Data section:
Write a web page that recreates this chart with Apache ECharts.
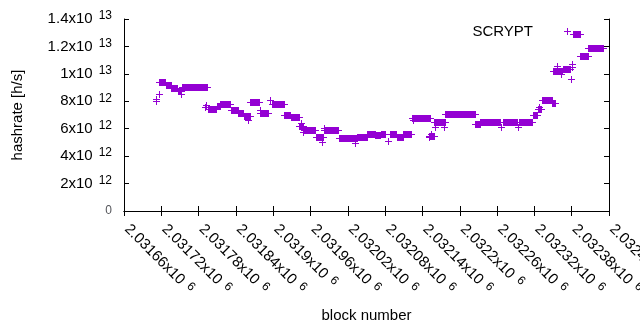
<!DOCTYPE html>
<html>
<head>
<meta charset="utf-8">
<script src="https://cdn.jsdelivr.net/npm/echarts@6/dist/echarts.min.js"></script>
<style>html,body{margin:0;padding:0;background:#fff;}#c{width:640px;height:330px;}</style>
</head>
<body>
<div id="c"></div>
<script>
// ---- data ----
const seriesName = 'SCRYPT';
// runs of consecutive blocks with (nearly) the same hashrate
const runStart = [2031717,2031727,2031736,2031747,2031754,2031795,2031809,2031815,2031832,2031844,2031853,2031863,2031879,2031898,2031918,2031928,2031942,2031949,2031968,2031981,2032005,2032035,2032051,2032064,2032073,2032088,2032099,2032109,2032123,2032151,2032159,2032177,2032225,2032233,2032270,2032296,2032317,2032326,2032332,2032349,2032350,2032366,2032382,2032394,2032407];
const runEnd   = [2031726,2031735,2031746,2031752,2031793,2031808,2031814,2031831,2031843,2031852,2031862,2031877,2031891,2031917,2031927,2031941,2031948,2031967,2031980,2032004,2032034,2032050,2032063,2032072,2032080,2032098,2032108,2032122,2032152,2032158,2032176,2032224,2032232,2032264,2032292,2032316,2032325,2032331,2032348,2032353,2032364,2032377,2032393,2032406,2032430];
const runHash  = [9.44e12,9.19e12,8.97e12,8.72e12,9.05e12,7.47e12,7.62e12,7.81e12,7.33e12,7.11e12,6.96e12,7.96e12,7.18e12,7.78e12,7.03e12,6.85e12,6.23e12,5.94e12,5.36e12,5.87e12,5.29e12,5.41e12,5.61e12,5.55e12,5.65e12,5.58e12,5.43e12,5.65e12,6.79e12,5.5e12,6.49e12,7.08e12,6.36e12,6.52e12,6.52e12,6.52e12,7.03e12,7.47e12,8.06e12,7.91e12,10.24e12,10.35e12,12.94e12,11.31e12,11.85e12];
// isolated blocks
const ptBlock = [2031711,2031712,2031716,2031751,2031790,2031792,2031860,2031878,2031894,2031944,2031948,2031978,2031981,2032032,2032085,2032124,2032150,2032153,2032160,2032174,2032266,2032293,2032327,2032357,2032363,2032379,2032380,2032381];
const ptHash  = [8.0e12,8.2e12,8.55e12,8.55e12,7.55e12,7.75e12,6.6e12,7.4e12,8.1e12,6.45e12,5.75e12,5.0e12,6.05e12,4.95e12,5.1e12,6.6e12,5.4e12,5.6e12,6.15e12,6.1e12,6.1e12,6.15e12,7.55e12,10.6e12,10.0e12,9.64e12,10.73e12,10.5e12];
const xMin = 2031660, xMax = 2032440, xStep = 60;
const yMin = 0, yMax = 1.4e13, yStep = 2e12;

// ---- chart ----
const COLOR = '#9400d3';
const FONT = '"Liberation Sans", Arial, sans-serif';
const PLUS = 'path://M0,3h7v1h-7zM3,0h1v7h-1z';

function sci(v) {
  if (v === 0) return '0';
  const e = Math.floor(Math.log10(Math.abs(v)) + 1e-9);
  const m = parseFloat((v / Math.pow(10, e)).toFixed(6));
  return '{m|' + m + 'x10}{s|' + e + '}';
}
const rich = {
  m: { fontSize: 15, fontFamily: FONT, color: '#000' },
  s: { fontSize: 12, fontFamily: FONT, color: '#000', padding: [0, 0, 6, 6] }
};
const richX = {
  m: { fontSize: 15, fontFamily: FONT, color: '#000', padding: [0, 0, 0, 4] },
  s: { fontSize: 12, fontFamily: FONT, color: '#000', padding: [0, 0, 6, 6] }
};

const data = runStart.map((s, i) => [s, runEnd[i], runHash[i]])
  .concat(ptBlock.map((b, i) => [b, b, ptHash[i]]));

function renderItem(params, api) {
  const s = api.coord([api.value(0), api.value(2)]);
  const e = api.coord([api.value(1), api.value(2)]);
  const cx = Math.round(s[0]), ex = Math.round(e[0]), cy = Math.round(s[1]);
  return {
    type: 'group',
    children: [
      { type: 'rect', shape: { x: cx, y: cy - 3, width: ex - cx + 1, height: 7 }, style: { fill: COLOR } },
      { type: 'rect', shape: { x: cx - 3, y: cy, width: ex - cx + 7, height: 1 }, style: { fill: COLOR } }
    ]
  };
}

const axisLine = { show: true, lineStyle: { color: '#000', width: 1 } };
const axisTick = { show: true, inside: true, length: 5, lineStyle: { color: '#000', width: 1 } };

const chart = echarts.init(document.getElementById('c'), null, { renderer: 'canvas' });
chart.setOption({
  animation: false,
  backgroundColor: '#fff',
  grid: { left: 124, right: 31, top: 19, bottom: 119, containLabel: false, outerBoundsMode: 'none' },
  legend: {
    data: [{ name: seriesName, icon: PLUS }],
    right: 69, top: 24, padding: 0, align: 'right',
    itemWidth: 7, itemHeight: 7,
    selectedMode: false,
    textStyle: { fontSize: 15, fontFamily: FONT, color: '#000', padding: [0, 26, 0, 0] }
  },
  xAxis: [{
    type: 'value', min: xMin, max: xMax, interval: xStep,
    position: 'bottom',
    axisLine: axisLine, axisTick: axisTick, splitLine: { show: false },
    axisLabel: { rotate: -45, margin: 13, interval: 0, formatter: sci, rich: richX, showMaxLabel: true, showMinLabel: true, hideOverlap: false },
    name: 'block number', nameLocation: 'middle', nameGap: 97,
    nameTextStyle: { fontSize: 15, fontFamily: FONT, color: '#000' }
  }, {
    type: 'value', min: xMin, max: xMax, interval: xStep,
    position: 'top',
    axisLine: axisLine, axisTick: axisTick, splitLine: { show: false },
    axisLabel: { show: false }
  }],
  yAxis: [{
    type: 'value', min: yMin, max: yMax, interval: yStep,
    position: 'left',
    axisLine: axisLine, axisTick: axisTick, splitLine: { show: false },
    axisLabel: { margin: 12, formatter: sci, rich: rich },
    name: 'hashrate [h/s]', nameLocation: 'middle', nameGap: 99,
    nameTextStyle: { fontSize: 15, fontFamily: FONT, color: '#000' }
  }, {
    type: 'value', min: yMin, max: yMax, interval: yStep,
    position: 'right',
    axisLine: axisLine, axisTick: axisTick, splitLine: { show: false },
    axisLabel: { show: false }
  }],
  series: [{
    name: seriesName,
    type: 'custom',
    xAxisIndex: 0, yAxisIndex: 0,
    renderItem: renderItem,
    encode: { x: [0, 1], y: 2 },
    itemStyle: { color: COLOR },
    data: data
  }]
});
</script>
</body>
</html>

Problem statement:
Make an exact copy of the data above, pictures excluded.

Output for this exercise:
Write a web page that recreates this chart with Apache ECharts.
<!DOCTYPE html>
<html>
<head>
<meta charset="utf-8">
<script src="https://cdn.jsdelivr.net/npm/echarts@6/dist/echarts.min.js"></script>
<style>html,body{margin:0;padding:0;background:#fff;}#c{width:640px;height:330px;}</style>
</head>
<body>
<div id="c"></div>
<script>
// ---- data ----
const seriesName = 'SCRYPT';
// runs of consecutive blocks with (nearly) the same hashrate
const runStart = [2031717,2031727,2031736,2031747,2031754,2031795,2031809,2031815,2031832,2031844,2031853,2031863,2031879,2031898,2031918,2031928,2031942,2031949,2031968,2031981,2032005,2032035,2032051,2032064,2032073,2032088,2032099,2032109,2032123,2032151,2032159,2032177,2032225,2032233,2032270,2032296,2032317,2032326,2032332,2032349,2032350,2032366,2032382,2032394,2032407];
const runEnd   = [2031726,2031735,2031746,2031752,2031793,2031808,2031814,2031831,2031843,2031852,2031862,2031877,2031891,2031917,2031927,2031941,2031948,2031967,2031980,2032004,2032034,2032050,2032063,2032072,2032080,2032098,2032108,2032122,2032152,2032158,2032176,2032224,2032232,2032264,2032292,2032316,2032325,2032331,2032348,2032353,2032364,2032377,2032393,2032406,2032430];
const runHash  = [9.44e12,9.19e12,8.97e12,8.72e12,9.05e12,7.47e12,7.62e12,7.81e12,7.33e12,7.11e12,6.96e12,7.96e12,7.18e12,7.78e12,7.03e12,6.85e12,6.23e12,5.94e12,5.36e12,5.87e12,5.29e12,5.41e12,5.61e12,5.55e12,5.65e12,5.58e12,5.43e12,5.65e12,6.79e12,5.5e12,6.49e12,7.08e12,6.36e12,6.52e12,6.52e12,6.52e12,7.03e12,7.47e12,8.06e12,7.91e12,10.24e12,10.35e12,12.94e12,11.31e12,11.85e12];
// isolated blocks
const ptBlock = [2031711,2031712,2031716,2031751,2031790,2031792,2031860,2031878,2031894,2031944,2031948,2031978,2031981,2032032,2032085,2032124,2032150,2032153,2032160,2032174,2032266,2032293,2032327,2032357,2032363,2032379,2032380,2032381];
const ptHash  = [8.0e12,8.2e12,8.55e12,8.55e12,7.55e12,7.75e12,6.6e12,7.4e12,8.1e12,6.45e12,5.75e12,5.0e12,6.05e12,4.95e12,5.1e12,6.6e12,5.4e12,5.6e12,6.15e12,6.1e12,6.1e12,6.15e12,7.55e12,10.6e12,10.0e12,9.64e12,10.73e12,10.5e12];
const xMin = 2031660, xMax = 2032440, xStep = 60;
const yMin = 0, yMax = 1.4e13, yStep = 2e12;

// ---- chart ----
const COLOR = '#9400d3';
const FONT = '"Liberation Sans", Arial, sans-serif';
const PLUS = 'path://M0,3h7v1h-7zM3,0h1v7h-1z';

function sci(v) {
  if (v === 0) return '0';
  const e = Math.floor(Math.log10(Math.abs(v)) + 1e-9);
  const m = parseFloat((v / Math.pow(10, e)).toFixed(6));
  return '{m|' + m + 'x10}{s|' + e + '}';
}
const rich = {
  m: { fontSize: 15, fontFamily: FONT, color: '#000' },
  s: { fontSize: 12, fontFamily: FONT, color: '#000', padding: [0, 0, 6, 6] }
};
const richX = {
  m: { fontSize: 15, fontFamily: FONT, color: '#000', padding: [0, 0, 0, 4] },
  s: { fontSize: 12, fontFamily: FONT, color: '#000', padding: [0, 0, 6, 6] }
};

const data = runStart.map((s, i) => [s, runEnd[i], runHash[i]])
  .concat(ptBlock.map((b, i) => [b, b, ptHash[i]]));

function renderItem(params, api) {
  const s = api.coord([api.value(0), api.value(2)]);
  const e = api.coord([api.value(1), api.value(2)]);
  const cx = Math.round(s[0]), ex = Math.round(e[0]), cy = Math.round(s[1]);
  return {
    type: 'group',
    children: [
      { type: 'rect', shape: { x: cx, y: cy - 3, width: ex - cx + 1, height: 7 }, style: { fill: COLOR } },
      { type: 'rect', shape: { x: cx - 3, y: cy, width: ex - cx + 7, height: 1 }, style: { fill: COLOR } }
    ]
  };
}

const axisLine = { show: true, lineStyle: { color: '#000', width: 1 } };
const axisTick = { show: true, inside: true, length: 5, lineStyle: { color: '#000', width: 1 } };

const chart = echarts.init(document.getElementById('c'), null, { renderer: 'canvas' });
chart.setOption({
  animation: false,
  backgroundColor: '#fff',
  grid: { left: 124, right: 31, top: 19, bottom: 119, containLabel: false, outerBoundsMode: 'none' },
  legend: {
    data: [{ name: seriesName, icon: PLUS }],
    right: 69, top: 24, padding: 0, align: 'right',
    itemWidth: 7, itemHeight: 7,
    selectedMode: false,
    textStyle: { fontSize: 15, fontFamily: FONT, color: '#000', padding: [0, 26, 0, 0] }
  },
  xAxis: [{
    type: 'value', min: xMin, max: xMax, interval: xStep,
    position: 'bottom',
    axisLine: axisLine, axisTick: axisTick, splitLine: { show: false },
    axisLabel: { rotate: -45, margin: 13, interval: 0, formatter: sci, rich: richX, showMaxLabel: true, showMinLabel: true, hideOverlap: false },
    name: 'block number', nameLocation: 'middle', nameGap: 97,
    nameTextStyle: { fontSize: 15, fontFamily: FONT, color: '#000' }
  }, {
    type: 'value', min: xMin, max: xMax, interval: xStep,
    position: 'top',
    axisLine: axisLine, axisTick: axisTick, splitLine: { show: false },
    axisLabel: { show: false }
  }],
  yAxis: [{
    type: 'value', min: yMin, max: yMax, interval: yStep,
    position: 'left',
    axisLine: axisLine, axisTick: axisTick, splitLine: { show: false },
    axisLabel: { margin: 12, formatter: sci, rich: rich },
    name: 'hashrate [h/s]', nameLocation: 'middle', nameGap: 99,
    nameTextStyle: { fontSize: 15, fontFamily: FONT, color: '#000' }
  }, {
    type: 'value', min: yMin, max: yMax, interval: yStep,
    position: 'right',
    axisLine: axisLine, axisTick: axisTick, splitLine: { show: false },
    axisLabel: { show: false }
  }],
  series: [{
    name: seriesName,
    type: 'custom',
    xAxisIndex: 0, yAxisIndex: 0,
    renderItem: renderItem,
    encode: { x: [0, 1], y: 2 },
    itemStyle: { color: COLOR },
    data: data
  }]
});
</script>
</body>
</html>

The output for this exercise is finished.